To do this effectively, these projects need to be contextual, collaborative and self-critical. To challenge rather than just celebrate. Unfortunately, many of the Palmyra reconstructions have not met these criteria. The IDA failed to give context to its 3D-printed Arch of Triumph. It lacked adequate programming or signage, and didn’t explicitly connect with the violence that led to it. Together with Syrian archaeologists, the project could have been used to educate the West about colonialism in Syria and its continuing legacy, but instead it was mere spectacle. (Contrast this with the work of the Iranian-American artist Morehshin Allahyari, who uses 3D printing of ancient statues to draw attention to colonialism.) Syrians who live in and around the cities of damaged UNESCO World Heritage sites are finding innovative ways to reclaim and repair buildings – what might they do with the millions spent on 3D printing projects in Western nations? The fact that Palmyra and Bosra al-Sham are World Heritage sites does not mandate universal claim to these places and their antiquities. Rather, it’s a global call to think critically about our relationship to these places, their pasts, and what responsibilities those relationships might carry with them.

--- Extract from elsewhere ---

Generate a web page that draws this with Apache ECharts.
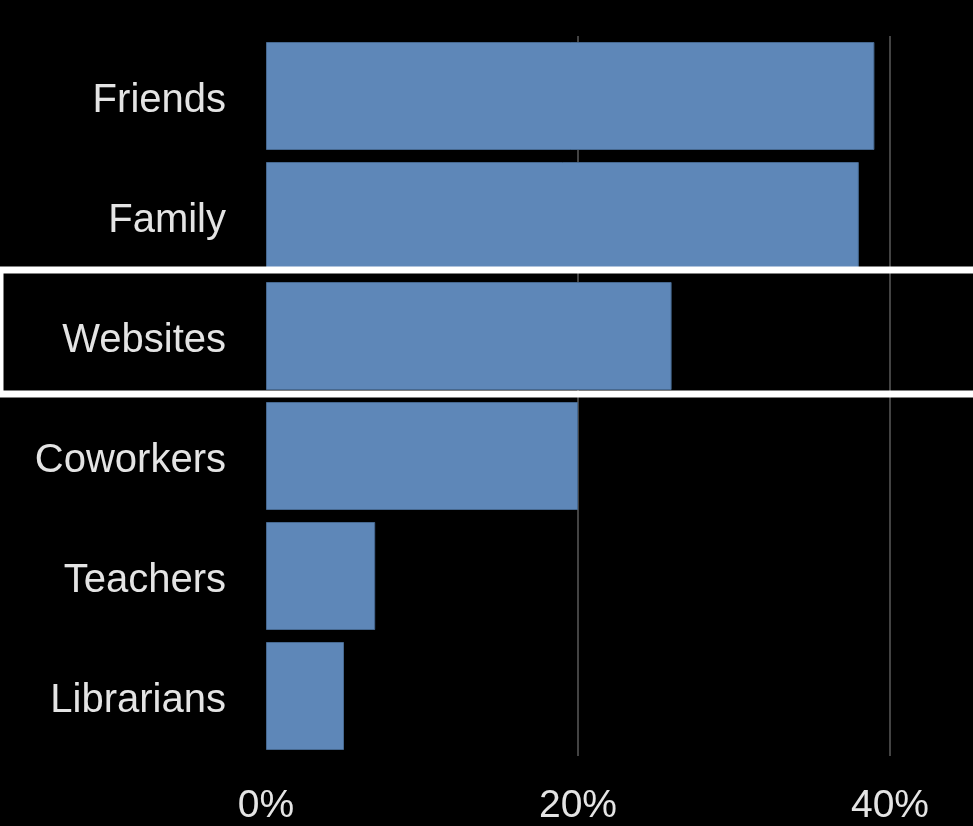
<!DOCTYPE html>
<html>
<head>
<meta charset="utf-8">
<style>
  html, body { margin: 0; padding: 0; background: #000; }
  #chart { width: 973px; height: 826px; }
</style>
<script src="https://cdn.jsdelivr.net/npm/echarts@6/dist/echarts.min.js"></script>
</head>
<body>
<div id="chart"></div>
<script>
// Where people turn for information (share of respondents, %)
const categories = ['Friends', 'Family', 'Websites', 'Coworkers', 'Teachers', 'Librarians'];
const shares = [39, 38, 26, 20, 7, 5];
const tickLabels = ['0%', '20%', '40%'];
const highlighted = 'Websites';

const chart = echarts.init(document.getElementById('chart'));

chart.setOption({
  backgroundColor: '#000',
  animation: false,
  textStyle: { fontFamily: 'Liberation Sans, Arial, sans-serif' },
  grid: { left: 266, right: 5, top: 36, bottom: 66, containLabel: false },
  xAxis: {
    type: 'value',
    min: 0,
    max: 45,
    interval: 20,
    axisLine: { show: false },
    axisTick: { show: false },
    splitLine: {
      show: true,
      showMinLine: false,
      showMaxLine: false,
      lineStyle: { color: '#5a5a5a', width: 1.5 }
    },
    axisLabel: {
      show: true,
      showMaxLabel: false,
      margin: 31,
      color: '#e4e4e4',
      fontSize: 39,
      formatter: function (v) {
        const i = tickLabels.indexOf(v + '%');
        return i >= 0 ? tickLabels[i] : '';
      }
    }
  },
  yAxis: {
    type: 'category',
    data: categories,
    inverse: true,
    axisLine: { show: false },
    axisTick: { show: false },
    splitLine: { show: false },
    axisLabel: {
      margin: 40,
      formatter: function (v) { return '{c|' + v + '}'; },
      rich: {
        c: {
          color: '#e4e4e4',
          fontSize: 40,
          fontFamily: 'Liberation Sans, Arial, sans-serif',
          padding: [9, 0, 0, 0]
        }
      }
    }
  },
  series: [{
    type: 'bar',
    data: shares,
    barCategoryGap: '10%',
    itemStyle: {
      color: '#5e87b8',
      borderColor: '#46688f',
      borderWidth: 1
    }
  }]
});

// White frame around the highlighted row, spanning the full width
const cy = chart.convertToPixel({ yAxisIndex: 0 }, highlighted);
chart.setOption({
  graphic: [{
    type: 'rect',
    z: 100,
    shape: { x: 0, y: cy - 66, width: 980, height: 124 },
    style: { fill: 'none', stroke: '#ffffff', lineWidth: 7 }
  }]
});
</script>
</body>
</html>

For better or for worse, the West has an appetite for antiquities, and the spectacle of a 3D-printed triumphal arch could be used as an anchor for education. The recent increase in attention to protecting cultural heritage (from special encouragements by the National Endowment for the Humanities in the US, to the theme of the UN Global Colloquium of University Presidents at Yale in 2016) has focused primarily on technology and artefacts, but this fascination could be better harnessed. Once the obsession with material authenticity is set aside, it becomes clear that cultural heritage includes not just ancient arches but moral debts and political lessons. Restoration projects that rekindle our relationship with history could pave the way for greater understanding of heritage – not only as a past to celebrate, but also a past from which to learn.